I still can’t claim to understand Sedgwick. But to me reading non-paranoiacally, reading reparatively, means reading ethically, giving your sources the benefit of the doubt, forgiving them their trespasses, giving them the chance to tell you what they meant. It means knowing that being a late-Victorian critic entails very different thought processes and very different ethical prescriptions to being a critic in the post-poststructuralist age. It means worrying that being suspicious of suspicion just digs you deeper into the critical-theory hole. It means believing that caring for and inhabiting your sources can make you as good a historian as knowing what to say in response when theorists talk. And it means, in addition to being of two minds, that one must be of two times as well: to carry out this project, I must be able to move seamlessly between a Victorian mindset and a 21st-century mindset—to have it both ways, and perhaps to be more credulous than suspicious of both.

QOTD (2011-03-19)

In his Walt Whitman: A Study, Symonds blockquotes, but doesn’t really discuss, this passage from Whitman’s preface to the 1880 edition of Leaves of Grass:

To this terrible, irrepressible yearning (surely more or less down underneath in most human souls), this never-satisfied appetite for sympathy and this boundless offering of sympathy, this universal democratic comradeship, this old, eternal, yet ever-new interchange of adhesiveness, so fitly emblematic of America, I have given in that book [Leaves of Grass], undisguisedly, declaredly, the openest expression. Besides, important as they are to my purpose as emotional expressions for humanity, the special meaning of the “Calamus,” cluster of “Leaves of Grass”… mainly resides in its political significance. In my opinion, it is by a fervent accepted development of comradeship, the beautiful and sane affection of man for man, latent in all the young fellows, north and south, east and west—it is by this, I say, and by what goes directly and indirectly along with it, that the United States of the future (I cannot too often repeat) are to be the most effectually welded together, intercalated, annealed into a living union.

Symonds goes off on a tangent about the Phaedrus in response to this, and of course it isn’t totally ridiculous to compare Whitman’s vision of democracy to ancient Athens’. But I have been thinking a lot about mentalités in the past few days, and about clashes of cultural context.
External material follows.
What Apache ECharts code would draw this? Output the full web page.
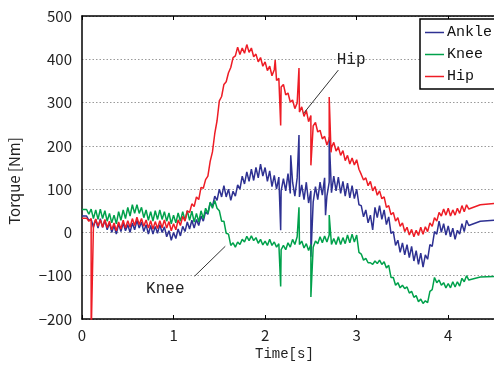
<!DOCTYPE html>
<html>
<head>
<meta charset="utf-8">
<script src="https://cdn.jsdelivr.net/npm/echarts@6/dist/echarts.min.js"></script>
<style>html,body{margin:0;padding:0;background:#fff;}#c{width:494px;height:365px;}</style>
</head>
<body>
<div id="c"></div>
<script>
// sample times [s]
const time = [
0,0.025,0.05,0.075,0.1,0.125,0.15,0.175,0.2,0.225,0.25,0.275,0.3,0.325,0.35,0.375,0.4,0.425,0.45,0.475,
0.5,0.525,0.55,0.575,0.6,0.625,0.65,0.675,0.7,0.725,0.75,0.775,0.8,0.825,0.85,0.875,0.9,0.925,0.95,0.975,
1.0,1.025,1.05,1.075,1.1,1.125,1.15,1.175,1.2,1.225,1.25,1.275,1.3,1.325,1.35,1.375,1.4,1.425,1.45,1.475,
1.5,1.525,1.55,1.575,1.6,1.625,1.65,1.675,1.7,1.725,1.75,1.775,1.8,1.825,1.85,1.875,1.9,1.925,1.95,1.975,
2.0,2.025,2.05,2.075,2.1,2.125,2.15,2.175,2.2,2.225,2.25,2.275,2.3,2.325,2.35,2.375,2.4,2.425,2.45,2.475,
2.5,2.525,2.55,2.575,2.6,2.625,2.65,2.675,2.7,2.725,2.75,2.775,2.8,2.825,2.85,2.875,2.9,2.925,2.95,2.975,
3.0,3.025,3.05,3.075,3.1,3.125,3.15,3.175,3.2,3.225,3.25,3.275,3.3,3.325,3.35,3.375,3.4,3.425,3.45,3.475,
3.5,3.525,3.55,3.575,3.6,3.625,3.65,3.675,3.7,3.725,3.75,3.775,3.8,3.825,3.85,3.875,3.9,3.925,3.95,3.975,
4.0,4.025,4.05,4.075,4.1,4.125,4.15,4.175,4.2,4.225,4.35,4.5
];
const ankle = [
38,38,38,28,30,12,30,10,32,12,28,6,22,0,16,-4,20,2,22,4,
18,0,22,6,28,10,24,2,18,-4,16,-4,14,-2,18,0,13,-10,4,-18,
0,-14,8,-8,14,2,24,8,28,10,30,16,38,26,48,42,68,60,84,74,
100,82,108,82,100,74,95,84,110,100,130,112,140,118,146,120,150,126,158,130,
150,118,142,106,132,100,128,96,124,96,136,90,116,84,126,82,110,76,116,68,
96,70,106,76,116,86,126,84,116,92,130,96,128,90,118,84,114,80,108,78,
100,64,62,36,52,22,40,6,58,34,62,30,52,18,36,-2,2,-30,-18,-46,
-24,-52,-28,-58,-32,-66,-42,-74,-48,-80,-52,-62,-28,-32,2,-4,26,0,20,-6,
15,-10,10,-16,5,-4,20,2,28,16,26,28
];
const knee = [
53,53,53,42,54,32,52,30,54,32,50,26,44,22,40,20,48,28,52,32,
58,38,64,44,64,44,58,34,52,28,48,26,50,30,52,30,48,26,45,20,
40,22,45,26,48,28,50,28,49,24,44,24,50,32,56,44,70,56,74,56,
50,26,26,-2,-4,-30,-24,-34,-22,-28,-16,-22,-9,-19,-8,-19,-12,-25,-16,-29,
-20,-30,-16,-30,-22,-34,-26,-40,-30,-40,-24,-34,-16,-28,-10,-28,-20,-36,-26,-42,
-28,-34,-20,-26,-10,-24,-8,-22,-6,-28,-14,-28,-10,-28,-12,-26,-6,-24,-4,-22,
-6,-46,-50,-64,-60,-70,-70,-74,-66,-72,-64,-74,-68,-82,-76,-104,-104,-122,-116,-128,
-122,-130,-126,-140,-136,-150,-146,-160,-154,-164,-158,-162,-136,-132,-104,-116,-110,-122,-116,-128,
-118,-128,-114,-126,-114,-124,-106,-114,-100,-110,-103,-102
];
const hip = [
33,33,33,26,32,16,31,14,29,12,30,11,26,6,22,4,24,8,28,10,
27,12,32,16,35,18,32,14,29,10,27,8,25,9,27,11,29,10,25,4,
20,6,29,16,37,26,50,46,66,60,82,76,104,102,122,130,164,186,228,258,
304,314,342,348,369,381,404,408,428,411,426,414,434,416,426,406,412,394,404,384,
394,374,384,362,376,351,356,336,342,318,322,301,306,286,299,278,290,268,282,256,
270,246,254,232,236,216,222,202,216,196,208,188,197,178,189,166,178,158,172,156,
168,146,134,121,126,108,118,96,106,86,96,78,82,58,62,41,46,26,34,14,
22,2,12,-6,7,-10,5,-7,12,-4,13,2,22,14,34,26,46,38,54,40,
56,38,52,40,56,44,62,48,64,54,64,67
];
// short spikes [time, value]
const ankleSpikes = [[2.17,5],[2.28,178],[2.37,225],[2.5,-56],[2.66,40],[2.7,220]];
const kneeSpikes = [[2.17,-125],[2.37,58],[2.5,-149],[2.7,40]];
const hipSpikes = [[0.1,-240],[2.11,398],[2.17,247],[2.37,380],[2.5,155],[2.7,313],[2.72,185]];

const seriesNames = ['Ankle','Knee','Hip'];
const seriesColors = ['#2e3192','#00a14b','#ee1c25'];
const yTicks = [-200,-100,0,100,200,300,400,500];
const xTicks = [0,1,2,3,4];
// annotations: text position, arrow start, arrow end (data coords)
const annotations = {
  Hip: {text:[2.94,398], from:[2.80,375], to:[2.42,275]},
  Knee: {text:[0.91,-131], from:[1.23,-101], to:[1.565,-32]}
};

function build(vals, spikes){
  const pts = time.map((t,i)=>[t, vals[i]]);
  return pts.concat(spikes).sort((a,b)=>a[0]-b[0]);
}
const mono = '"Liberation Mono","DejaVu Sans Mono",monospace';
const sans = '"Noto Sans CJK JP","Noto Sans",sans-serif';
const fmtNum = v => v < 0 ? '\u2212' + (-v) : String(v);

function annot(name){
  const a = annotations[name];
  if(!a) return {};
  return {
    markLine: {
      silent: true, animation: false,
      symbol: ['none','arrow'], symbolSize: [0, 8],
      lineStyle: {color:'#333', width:1, type:'solid'},
      label: {show:false},
      data: [[{coord:a.from},{coord:a.to}]]
    },
    markPoint: {
      silent: true, animation: false,
      symbol: 'circle', symbolSize: 1,
      itemStyle: {color:'rgba(0,0,0,0)'},
      label: {show:true, position:'inside', formatter:name, color:'#222', fontSize:16, fontFamily:mono},
      data: [{coord:a.text}]
    }
  };
}

const dataSets = [build(ankle, ankleSpikes), build(knee, kneeSpikes), build(hip, hipSpikes)];

const chart = echarts.init(document.getElementById('c'), null, {renderer:'canvas'});
chart.setOption({
  animation: false,
  backgroundColor: '#fff',
  grid: {left: 82, top: 16, width: 414, height: 303, show: false},
  legend: {
    data: seriesNames,
    orient: 'vertical', left: 420, top: 19,
    backgroundColor: '#fff',
    borderColor: '#000', borderWidth: 1.5, borderRadius: 0,
    padding: [6, 60, 5, 5],
    icon: 'rect',
    itemWidth: 19, itemHeight: 1.5, itemGap: 7,
    textStyle: {fontFamily: mono, fontSize: 15, color: '#111', padding:[0,0,0,-2]}
  },
  xAxis: [{
    type: 'value', min: 0, max: 4.5, interval: 1,
    axisLine: {onZero: false, lineStyle: {color:'#000', width:1.5}},
    axisTick: {inside: true, length: 4, lineStyle:{color:'#000'}},
    axisLabel: {margin: 9, fontSize: 15, fontFamily: sans, color:'#222', showMaxLabel:false,
      formatter: v => xTicks.indexOf(v) >= 0 ? String(v) : ''},
    splitLine: {show: false}
  },{
    type: 'value', position: 'top', min: 0, max: 4.5, interval: 1,
    axisLine: {onZero: false, lineStyle: {color:'#000', width:1.5}},
    axisTick: {inside: true, length: 4, lineStyle:{color:'#000'}},
    axisLabel: {show:false}, splitLine:{show:false}
  }],
  yAxis: {
    type: 'value', min: -200, max: 500, interval: 100,
    axisLine: {show: true, onZero: false, lineStyle: {color:'#000', width:1.5}},
    axisTick: {show: false},
    axisLabel: {margin: 10, fontSize: 15, fontFamily: sans, color:'#222',
      formatter: v => yTicks.indexOf(v) >= 0 ? fmtNum(v) : ''},
    splitLine: {show: true, lineStyle: {color:'#9a9a9a', type:[1.5,2], width:1}}
  },
  graphic: [
    {type:'text', left: 255, top: 347, style:{text:'Time[s]', font:'14px ' + mono, fill:'#222'}},
    {type:'text', x: 14, y: 181, rotation: Math.PI/2, style:{text:'Torque [Nm]', font:'15px ' + sans, fill:'#222', textAlign:'center', textVerticalAlign:'middle'}}
  ],
  series: seriesNames.map((n,i)=>Object.assign({
    name: n, type: 'line', data: dataSets[i],
    symbol: 'none', showSymbol: false,
    lineStyle: {color: seriesColors[i], width: 1.5},
    itemStyle: {color: seriesColors[i]},
    z: 2 + i
  }, annot(n)))
});
</script>
</body>
</html>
Just as we in the 21st century seem to have an awfully hard time “getting” what it was like to think like a Victorian, haphazardly imposing our understandings of sexual identity and morality on the Victorians’, I wonder if it is impossible, or at least really quite awfully difficult, for Symonds to ever get to grips with what democracy and politics and These States mean to a man who knows that adhesiveness and the love of comrades have a political significance, but who is not a classical scholar. Of course the parallels to Hellenism would seem obvious to Symonds, but I can’t help that think that he’s letting his sentiment get away from his discipline as a cultural historian when he assumes that Whitman, who was not nearly so well-versed in Plato, would have agreed.